Global markets remain jittery, with the US reinstating a blockade on Iranian shipping through the Strait of Hormuz, sending Brent crude past $84 and Asian equities broadly lower. Against that backdrop, IHSG stood out — closing today (14/7) at 6,039.52, holding above the psychological 6,000 level after Monday's 1.92% surge on S&P Global Ratings affirming Indonesia's BBB/A-2 rating with a stable outlook. S&P still expects 5.1% growth in 2026 and a fiscal deficit held under 3.0% of GDP, helped by 21.4% yoy H1 state revenue growth, even as the free-meals (MBG) program gets trimmed by roughly a third.
S&P was explicit on what would flip the outlook negative: net government debt rising more than 3% of GDP a year on a sustained basis, interest payments staying above 15% of revenue for good, or export receipts slowing structurally enough to push external financing needs consistently above the sum of current account receipts and usable reserves. None of these are S&P's base case today — but they're the lines to watch. S&P also flagged Danantara Sumberdaya Indonesia's (DSI) crackdown on underinvoicing and transfer pricing as a constructive, revenue-supportive step.
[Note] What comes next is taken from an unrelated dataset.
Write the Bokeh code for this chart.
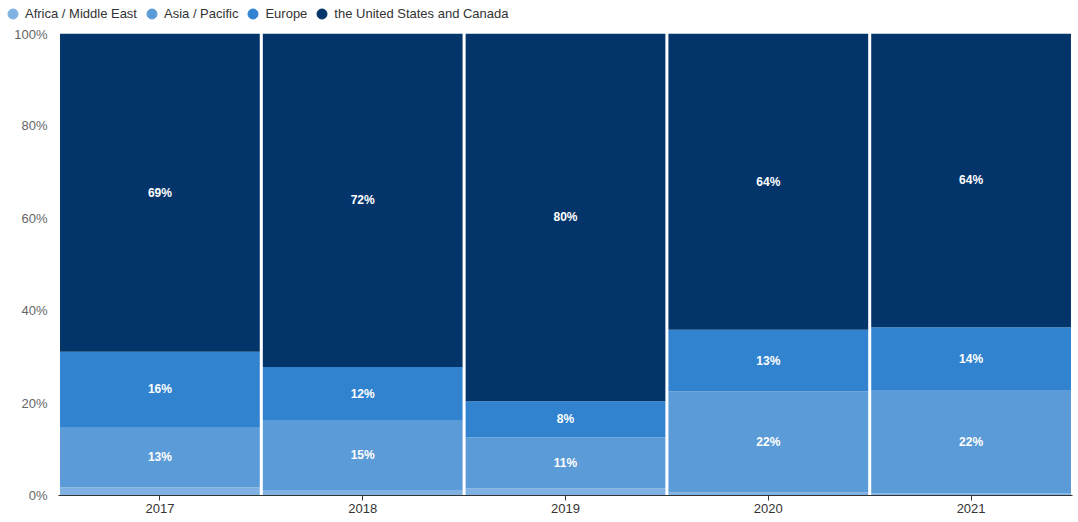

The re-rating trigger we're watching is the yield gap. Indonesia's 10Y still trades well above the BBB-peer average (~6.33%). A meaningful compression could unlock Rp100tn–Rp300tn in foreign inflows into IDR bonds — a strong tailwind for the rupiah and equities. Worth noting: foreign investors booked a net sell of around Rp412 billion today, meaning the rally so far is domestically driven rather than foreign-flow-led — the real test comes once global risk-off (Hormuz, oil, Fed) eases and foreign capital follows. No fresh stock pick for now, bias stays toward rupiah- and rate-sensitive names as the spread narrows.